Per dare il giusto valore ad una tecnologia rivoluzionaria che presenta molteplici vantaggi, è stato avviato uno studio multicentrico con diversi istituti di ricerca di Milano specializzati in Chirurgia HPB (San Raffaele, Niguarda), e poi di Monza, Modena, Firenze, Verona, Bari, Roma e di Napoli, oltre che 2 Centri di Riferimento esteri di Parigi e Tours. «A chirurghi esperti abbiamo mostrato dieci casi di Chirurgia Epatica di Alta Complessità basandoci sulla TAC tradizionale – racconta Cotsoglou – e chiesto loro di rispondere a domande specifiche su ogni singolo paziente. Quindi abbiamo proposto il rendering 3D dei medesimi casi clinici, con il quale hanno potuto vedere la differenza di azione rispetto a quanto ipotizzato senza il supporto della nuova tecnologia».
Oltre alla fase preoperatoria il rendering presenta un vantaggio anche durante l’intervento. «Non è un’alternativa a TAC e risonanza magnetica, bensì un elemento aggiuntivo che incrementa sensibilità e specificità della interpretazione chirurgica del problema, una sorta di visione “dinamica” della anatomia statica», tiene a precisare lo specialista. «Mentre si opera, infatti, è possibile ruotare il modello tridimensionale dell’organo e capire meglio dove intervenire. I primi a credere in questa tecnologia sono stati gli asiatici ed i Colleghi di Verona della scuola chirurgica del Prof. Guglielmi – aggiunge il chirurgo – che hanno dimostrato come il rendering fornisca al chirurgo una percezione delle variazioni anatomiche superiore del 30% rispetto ad una TAC o risonanza magnetica. Questo significa che in sala operatoria non ci sono più sorprese, ma si può preparare ogni intervento nel dettaglio per avere una situazione di massima sicurezza».
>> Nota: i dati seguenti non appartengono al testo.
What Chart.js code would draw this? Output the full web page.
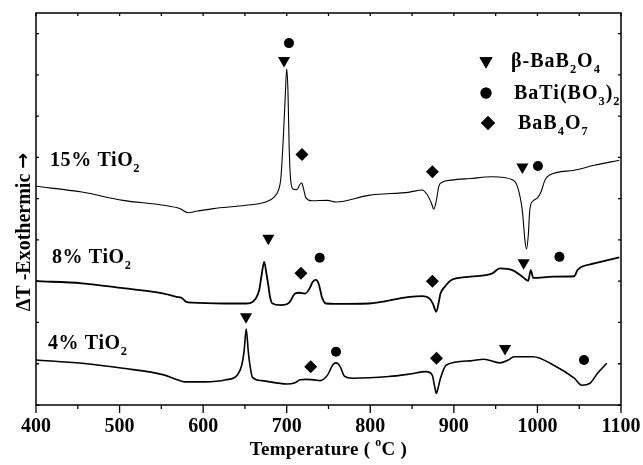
<!DOCTYPE html>
<html>
<head>
<meta charset="utf-8">
<script src="https://cdn.jsdelivr.net/npm/chart.js@4.4.1/dist/chart.umd.min.js"></script>
<style>
  html, body { margin: 0; padding: 0; background: #fff; }
  #wrap { width: 643px; height: 465px; }
</style>
</head>
<body>
<div id="wrap"><canvas id="c" width="643" height="465"></canvas></div>
<script>
// DTA traces (temperature in °C, ΔT in arbitrary units, offset per sample)
const temp15 = [400, 455, 504, 553, 572, 582, 593, 612, 651, 675, 685, 690, 693, 696, 698.5, 700, 701.5, 703, 705, 708,
                712, 716, 718, 720, 723, 730, 749, 759, 798, 847, 862, 868, 873, 876, 879, 882, 886, 897, 920, 946,
                970, 976, 982, 985, 987, 989, 991, 995, 1000, 1004, 1009, 1014, 1044, 1068, 1098];
const dt15   = [53.0, 51.6, 49.6, 48.4, 47.6, 46.6, 47.0, 47.6, 48.4, 49.2, 50.4, 52.0, 55.0, 65.0, 76.0, 81.5, 76.0, 62.0, 54.0, 52.3,
                52.2, 53.5, 53.8, 52.5, 50.2, 49.5, 49.6, 49.2, 50.8, 51.6, 52.1, 51.0, 49.0, 47.5, 49.5, 53.0, 54.0, 54.5, 54.9, 55.3,
                54.6, 53.0, 47.0, 40.0, 37.8, 41.0, 47.5, 49.5, 50.2, 51.5, 54.5, 55.7, 56.9, 58.1, 59.3];

const temp8 = [400, 455, 504, 553, 568, 574, 580, 587, 626, 651, 663, 667, 670, 673, 676, 678, 680, 683, 693, 703,
               710, 715, 722, 728, 731, 735, 738, 740, 742, 747, 759, 798, 847, 862, 871, 875, 879, 882, 884, 889,
               897, 920, 946, 955, 970, 982, 989, 992, 995, 1019, 1044, 1048, 1053, 1068, 1098];
const dt8   = [30.0, 29.5, 28.3, 27.0, 26.2, 26.0, 25.0, 24.8, 24.6, 24.6, 25.8, 27.8, 31.5, 34.7, 31.5, 29.0, 26.2, 24.6, 24.2, 24.8,
               27.0, 27.2, 27.0, 28.5, 29.8, 30.3, 29.5, 28.0, 26.2, 24.6, 24.5, 24.6, 26.2, 26.4, 25.8, 24.5, 22.6, 25.0, 27.0, 28.6,
               30.3, 31.1, 31.9, 33.1, 32.7, 31.1, 30.1, 32.7, 30.8, 31.1, 31.2, 32.7, 33.5, 34.3, 35.8];

const temp4 = [400, 455, 504, 553, 568, 578, 602, 627, 641, 646, 649, 651.5, 654, 656.5, 659, 670, 700, 710, 716, 724,
               733, 740, 749, 755, 759, 764, 769, 779, 822, 847, 867, 874, 877, 879, 881, 884, 891, 920, 936, 955,
               965, 972, 995, 1019, 1044, 1053, 1063, 1072, 1083];
const dt4   = [10.9, 10.1, 8.9, 7.3, 6.2, 5.6, 5.6, 6.1, 7.3, 9.5, 13.0, 18.4, 13.0, 9.0, 6.7, 5.9, 5.1, 5.4, 6.1, 6.2,
               6.1, 5.9, 7.3, 9.7, 10.2, 9.3, 7.0, 6.5, 6.9, 7.5, 8.1, 7.3, 4.5, 2.8, 4.0, 6.5, 9.7, 10.7, 11.1, 10.2,
               10.9, 11.7, 11.7, 9.7, 6.5, 4.8, 5.3, 7.7, 10.1];

// Phase markers placed above the corresponding thermal events
const phaseBBOTemp  = [696.8, 982, 678, 983.5, 651.3, 961.2];
const phaseBBOVal   = [83.5, 57.7, 40.4, 34.5, 21.4, 13.7];
const phaseBTBTemp  = [702.7, 1000.6, 739.5, 1026.3, 759, 1055.7];
const phaseBTBVal   = [87.7, 57.9, 35.7, 35.9, 12.9, 10.9];
const phaseBB4Temp  = [718.3, 874.3, 717, 874.3, 728.7, 879.2];
const phaseBB4Val   = [60.7, 56.5, 31.9, 30.0, 9.3, 11.3];

// Axis ticks
const xMajorTicks = [400, 500, 600, 700, 800, 900, 1000, 1100];
const xMinorTicks = [450, 550, 650, 750, 850, 950, 1050];
const yTicks = [0, 10, 20, 30, 40, 50, 60, 70, 80, 90];

// Text: [string, 'sub' | 'sup' | undefined]
const sampleLabels = [
  { parts: [['15% TiO'], ['2', 'sub']], x: 50, y: 166 },
  { parts: [['8% TiO'], ['2', 'sub']], x: 52, y: 263 },
  { parts: [['4% TiO'], ['2', 'sub']], x: 48, y: 349 }
];
const legendItems = [
  { style: 'triangle', rot: 180, r: 7.5, parts: [['β-BaB'], ['2', 'sub'], ['O'], ['4', 'sub']], x: 486, y: 61, tx: 511 },
  { style: 'circle', rot: 0, r: 5.5, parts: [['BaTi(BO'], ['3', 'sub'], [')'], ['2', 'sub']], x: 486, y: 93, tx: 514 },
  { style: 'rectRot', rot: 0, r: 7, parts: [['BaB'], ['4', 'sub'], ['O'], ['7', 'sub']], x: 488, y: 123, tx: 518 }
];
const xTitle = [['Temperature ( '], ['o', 'sup'], ['C )']];
const yTitleText = 'ΔT -Exothermic ';
const yTitleArrow = '→';

const FONT = '"Liberation Serif", "Times New Roman", serif';
const ARROW_FONT = '"DejaVu Sans", sans-serif';
const pts = (xs, ys) => xs.map((x, i) => ({ x: x, y: ys[i] }));

function richWidth(ctx, parts, size, spacing) {
  let w = 0;
  ctx.letterSpacing = (spacing || 0) + 'px';
  for (const [t, k] of parts) {
    ctx.font = 'bold ' + (k ? size * 0.62 : size) + 'px ' + FONT;
    w += ctx.measureText(t).width;
  }
  ctx.letterSpacing = '0px';
  return w;
}
function drawRich(ctx, parts, x, y, size, spacing) {
  let cx = x;
  ctx.textAlign = 'left';
  ctx.textBaseline = 'alphabetic';
  ctx.letterSpacing = (spacing || 0) + 'px';
  for (const [t, k] of parts) {
    const s = k ? size * 0.62 : size;
    ctx.font = 'bold ' + s + 'px ' + FONT;
    const dy = k === 'sub' ? size * 0.3 : (k === 'sup' ? -size * 0.45 : 0);
    ctx.fillText(t, cx, y + dy);
    cx += ctx.measureText(t).width;
  }
  ctx.letterSpacing = '0px';
}

const framePlugin = {
  id: 'frame',
  afterDraw(chart) {
    const ctx = chart.ctx;
    const xs = chart.scales.x, ys = chart.scales.y;
    const { left, right, top, bottom } = chart.chartArea;
    ctx.save();
    ctx.strokeStyle = '#000';
    ctx.fillStyle = '#000';
    ctx.lineWidth = 1.5;
    ctx.strokeRect(left, top, right - left, bottom - top);

    ctx.lineWidth = 1.3;
    ctx.beginPath();
    for (const v of xMajorTicks) {
      const px = xs.getPixelForValue(v);
      ctx.moveTo(px, bottom); ctx.lineTo(px, bottom + 8);
      ctx.moveTo(px, top); ctx.lineTo(px, top + 3);
    }
    for (const v of xMinorTicks) {
      const px = xs.getPixelForValue(v);
      ctx.moveTo(px, bottom); ctx.lineTo(px, bottom + 4);
      ctx.moveTo(px, top); ctx.lineTo(px, top + 3);
    }
    for (const v of yTicks) {
      const py = ys.getPixelForValue(v);
      ctx.moveTo(left, py); ctx.lineTo(left + 3, py);
      ctx.moveTo(right - 3, py); ctx.lineTo(right, py);
    }
    ctx.stroke();

    // sample labels
    for (const l of sampleLabels) drawRich(ctx, l.parts, l.x, l.y, 20, 0.6);

    // legend
    for (const it of legendItems) {
      Chart.helpers.drawPoint(ctx, { pointStyle: it.style, rotation: it.rot, radius: it.r, borderWidth: 0 }, it.x, it.y);
      ctx.fill();
      drawRich(ctx, it.parts, it.tx, it.y + 6, 20, 1);
    }

    // x title
    const tw = richWidth(ctx, xTitle, 19, 0.3);
    drawRich(ctx, xTitle, (left + right) / 2 - tw / 2, 455, 19, 0.3);

    // y title: text followed by an upward-pointing arrow once rotated
    ctx.translate(30, 232);
    ctx.rotate(-Math.PI / 2);
    ctx.textBaseline = 'alphabetic';
    ctx.textAlign = 'left';
    ctx.font = 'bold 20px ' + FONT;
    const w1 = ctx.measureText(yTitleText).width;
    ctx.font = 'bold 19px ' + ARROW_FONT;
    const w2 = ctx.measureText(yTitleArrow).width;
    const x0 = -(w1 + w2) / 2;
    ctx.font = 'bold 20px ' + FONT;
    ctx.fillText(yTitleText, x0, 0);
    ctx.font = 'bold 19px ' + ARROW_FONT;
    ctx.fillText(yTitleArrow, x0 + w1, -1);
    ctx.restore();
  }
};

const lineSet = (data, w) => ({
  data: data, showLine: true, borderColor: '#000', borderWidth: w,
  pointRadius: 0, cubicInterpolationMode: 'monotone', fill: false
});
const markSet = (data, style, r, rot) => ({
  data: data, showLine: false, pointStyle: style, pointRadius: r, pointRotation: rot,
  backgroundColor: '#000', borderColor: '#000', borderWidth: 0, pointHoverRadius: r
});

new Chart(document.getElementById('c'), {
  type: 'scatter',
  data: {
    datasets: [
      lineSet(pts(temp15, dt15), 1.1),
      lineSet(pts(temp8, dt8), 1.8),
      lineSet(pts(temp4, dt4), 1.6),
      markSet(pts(phaseBBOTemp, phaseBBOVal), 'triangle', 7, 180),
      markSet(pts(phaseBTBTemp, phaseBTBVal), 'circle', 5, 0),
      markSet(pts(phaseBB4Temp, phaseBB4Val), 'rectRot', 6.5, 0)
    ]
  },
  options: {
    responsive: false,
    animation: false,
    devicePixelRatio: 1,
    layout: { padding: { left: 36, right: 22, top: 13, bottom: 0 } },
    plugins: { legend: { display: false }, tooltip: { enabled: false } },
    scales: {
      x: {
        type: 'linear', min: 400, max: 1100, position: 'bottom',
        grid: { display: false, drawTicks: false },
        border: { display: false },
        afterBuildTicks: (s) => { s.ticks = xMajorTicks.map(v => ({ value: v })); },
        afterFit: (s) => { s.height = 60; s.paddingLeft = 0; s.paddingRight = 0; },
        ticks: {
          color: '#000', padding: 10, maxRotation: 0, autoSkip: false,
          font: { family: FONT, size: 20, weight: 'bold' },
          callback: (v) => String(v)
        }
      },
      y: { type: 'linear', min: 0, max: 95, display: false }
    }
  },
  plugins: [framePlugin]
});
</script>
</body>
</html>
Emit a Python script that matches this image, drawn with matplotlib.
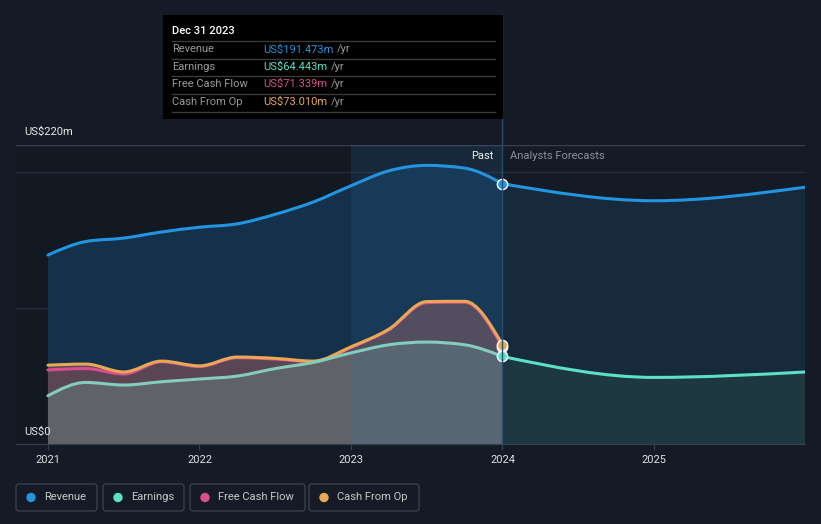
import matplotlib
matplotlib.use("Agg")
import matplotlib.pyplot as plt
import numpy as np
from matplotlib.path import Path
from matplotlib.patches import PathPatch, FancyBboxPatch, Rectangle, Circle
from matplotlib.transforms import Affine2D
from matplotlib.lines import Line2D

plt.rcParams['font.family'] = ['Roboto', 'DejaVu Sans']

W, H = 821, 524

# quarterly history, US$m
past_t = [2021.0, 2021.25, 2021.5, 2021.75, 2022.0, 2022.25, 2022.5,
          2022.75, 2023.0, 2023.25, 2023.5, 2023.75, 2024.0]
revenue_past = [139, 149, 151.5, 156, 159.5, 162, 169, 178, 190, 201, 205, 203, 191.5]
earnings_past = [35.5, 45.3, 43.4, 45.8, 47.8, 50, 55.5, 60, 67, 73, 75, 73, 64.4]
fcf_past = [54.5, 55.5, 51.5, 60.5, 57, 63.5, 62.5, 60.5, 71, 84, 104, 104.3, 71.3]
cfo_past = [58, 58.8, 53, 61, 57.5, 64, 63, 61, 71.5, 84.5, 104.8, 105, 73.0]

# analyst forecasts
fc_t = [2024.0, 2025.0, 2026.0]
revenue_fc = [191.5, 179, 189]
earnings_fc = [64.4, 49, 53]

years = [2021, 2022, 2023, 2024, 2025]

BG = '#151b26'
C_REV = '#2394df'
C_EARN = '#5ce0c6'
C_FCF = '#d94f8e'
C_CFO = '#e8a854'


def monotone_tangents(x, y):
    x = np.asarray(x, float)
    y = np.asarray(y, float)
    n = len(x)
    h = np.diff(x)
    s = np.diff(y) / h
    m = np.zeros(n)
    for i in range(1, n - 1):
        p = (s[i - 1] * h[i] + s[i] * h[i - 1]) / (h[i - 1] + h[i])
        m[i] = (np.sign(s[i - 1]) + np.sign(s[i])) * min(abs(s[i - 1]), abs(s[i]), 0.5 * abs(p))
    m[0] = (3 * s[0] - m[1]) / 2 if n > 2 else s[0]
    m[-1] = (3 * s[-1] - m[-2]) / 2 if n > 2 else s[-1]
    return m


def curve_verts(x, y):
    # cubic bezier segments, like d3 curveMonotoneX
    m = monotone_tangents(x, y)
    verts = [(x[0], y[0])]
    codes = [Path.MOVETO]
    for i in range(len(x) - 1):
        dx = (x[i + 1] - x[i]) / 3
        verts += [(x[i] + dx, y[i] + m[i] * dx),
                  (x[i + 1] - dx, y[i + 1] - m[i + 1] * dx),
                  (x[i + 1], y[i + 1])]
        codes += [Path.CURVE4] * 3
    return verts, codes


def add_line(ax, x, y, color, lw=2.2, z=5):
    v, c = curve_verts(x, y)
    ax.add_patch(PathPatch(Path(v, c), fill=False, edgecolor=color, lw=lw,
                           capstyle='round', joinstyle='round', zorder=z))


def add_area(ax, x, y, color, z=2, alpha=1.0):
    v, c = curve_verts(x, y)
    v = [(x[0], 0)] + v + [(x[-1], 0), (x[0], 0)]
    c = [Path.MOVETO] + [Path.LINETO] + c[1:] + [Path.LINETO, Path.CLOSEPOLY]
    ax.add_patch(PathPatch(Path(v, c), facecolor=color, edgecolor='none',
                           alpha=alpha, zorder=z))


fig = plt.figure(figsize=(W / 100, H / 100), dpi=100, facecolor=BG)
ax = fig.add_axes([16 / W, (H - 444) / H, 789 / W, 299 / H])
ax.set_facecolor(BG)
ax.set_xlim(2020.789, 2025.997)
ax.set_ylim(0, 220)

ax.axvspan(2020.789, 2023, color='#131923', zorder=0, lw=0)

# areas
add_area(ax, past_t, revenue_past, '#15304a', z=1)
add_area(ax, fc_t, revenue_fc, '#172a3c', z=1)
add_area(ax, past_t, cfo_past, '#584a53', z=2)
add_area(ax, past_t, fcf_past, '#5a4652', z=2.1)
add_area(ax, past_t, earnings_past, '#5f6367', z=2.2)
add_area(ax, fc_t, earnings_fc, '#1e3842', z=2.2)

# past-year highlight
ax.axvspan(2023, 2024, color='#2a80c4', alpha=0.13, zorder=3, lw=0)

# grid
for v, col in [(100, '#252c37'), (200, '#252c37'), (220, '#3a404b')]:
    ax.axhline(v, color=col, lw=1, zorder=0.5)

# lines
add_line(ax, past_t, revenue_past, C_REV)
add_line(ax, fc_t, revenue_fc, C_REV)
add_line(ax, past_t, fcf_past, C_FCF, z=5.1)
add_line(ax, past_t, cfo_past, C_CFO, z=5.2)
add_line(ax, past_t, earnings_past, '#84cdbd', z=5.3)
add_line(ax, fc_t, earnings_fc, C_EARN, z=5.3)

ax.scatter([2024], [revenue_past[-1]], s=55, color=C_REV, edgecolor='white', lw=1, zorder=7)
ax.scatter([2024], [fcf_past[-1]], s=55, color=C_FCF, edgecolor='white', lw=1, zorder=7)
ax.scatter([2024], [cfo_past[-1]], s=55, color=C_CFO, edgecolor='white', lw=1, zorder=7.1)
ax.scatter([2024], [earnings_past[-1]], s=55, color=C_EARN, edgecolor='white', lw=1, zorder=7.2)

for s in ['top', 'right', 'left']:
    ax.spines[s].set_visible(False)
ax.spines['bottom'].set_color('#3a404b')
ax.set_yticks([])
ax.set_xticks(years)
ax.set_xticklabels([str(y) for y in years])
ax.tick_params(axis='x', colors='#3a404b', length=4, pad=4, labelcolor='#e0e0e0', labelsize=8)

# pixel-space helpers (origin top-left)
T = Affine2D().scale(1, -1).translate(0, H)


def ptext(x, y, s, **kw):
    kw.setdefault('va', 'center')
    fig.text(x, y, s, transform=T, **kw)


ptext(24, 132, 'US$220m', color='#e8e8e8', fontsize=8)
ptext(24, 432, 'US$0', color='#e8e8e8', fontsize=8)
ptext(494, 156, 'Past', color='#f0f0f0', fontsize=8, ha='right')
ptext(510, 156, 'Analysts Forecasts', color='#8a8f98', fontsize=8)

# tooltip
fig.add_artist(Line2D([502, 502], [15, 444], transform=T, color='#2b4d6a', lw=1, zorder=1))
fig.add_artist(Rectangle((163, 15), 340, 104, transform=T, facecolor='#000000',
                         edgecolor='none', zorder=2))
ptext(172, 31, 'Dec 31 2023', color='white', fontsize=8, fontweight='medium', zorder=3)
rows = [('Revenue', 'US$191.473m', C_REV), ('Earnings', 'US$64.443m', C_EARN),
        ('Free Cash Flow', 'US$71.339m', C_FCF), ('Cash From Op', 'US$73.010m', C_CFO)]
sep_y = [41, 58.5, 76, 93.5, 111.5]
for yy in sep_y:
    fig.add_artist(Line2D([172, 495], [yy, yy], transform=T, color='#3a3a3a', lw=1, zorder=3))
for i, (lab, val, col) in enumerate(rows):
    y = 49.5 + i * 17.4
    ptext(172, y, lab, color='#9a9a9a', fontsize=8, zorder=3)
    t = fig.text(263, y, val, transform=T, color=col, fontsize=8, va='center', zorder=3)
    fig.canvas.draw()
    bb = t.get_window_extent()
    ptext(bb.x1 + 4, y, '/yr', color='#9a9a9a', fontsize=8, zorder=3)

# legend
legend = [('Revenue', C_REV, 16, 97), ('Earnings', C_EARN, 103, 184),
          ('Free Cash Flow', C_FCF, 190, 305), ('Cash From Op', C_CFO, 309, 419)]
for lab, col, x0, x1 in legend:
    fig.add_artist(FancyBboxPatch((x0, 484), x1 - x0, 27, boxstyle='round,pad=0,rounding_size=3',
                                  transform=T, facecolor='none', edgecolor='#3a404b', lw=1))
    fig.add_artist(Circle((x0 + 15, 497.5), 4, transform=T, color=col))
    ptext(x0 + 28, 497.5, lab, color='#c8c8c8', fontsize=8)

fig.savefig('out.png', dpi=100, facecolor=BG)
Anche il paziente ha un vantaggio dal rendering 3D. «Finalmente è possibile mostrare il modello in stampa tridimensionale dell’organo malato, indicare il punto preciso in cui si trova il tumore e la reale complessità dell’intervento – puntualizza Cotsoglou -. Questo permetterà ai pazienti di essere pienamente consapevoli di quanto dovranno affrontare e prepararsi al meglio alle cure».
Se l’intelligenza artificiale con il rendering 3D ha dato una spinta eccezionale per la preparazione e l’esecuzione di un intervento di chirurgia oncologica, è altrettanto vero che senza l’uomo, la tecnologia poco farebbe. Per questa ragione è essenziale la formazione dei medici chirurghi che a Vimercate hanno l’opportunità di sperimentare il rendering 3D. «Con una visione diretta tridimensionale, più simile alla realtà, si impara meglio – conclude il chirurgo -. E come centro di formazione abbiamo optato per un tirocinio innovativo in grado di far comprendere alle nuove generazioni e agli specialisti come intervenire su un tumore del tratto epatobiliopancreatico anche con l’ausilio del rendering 3D».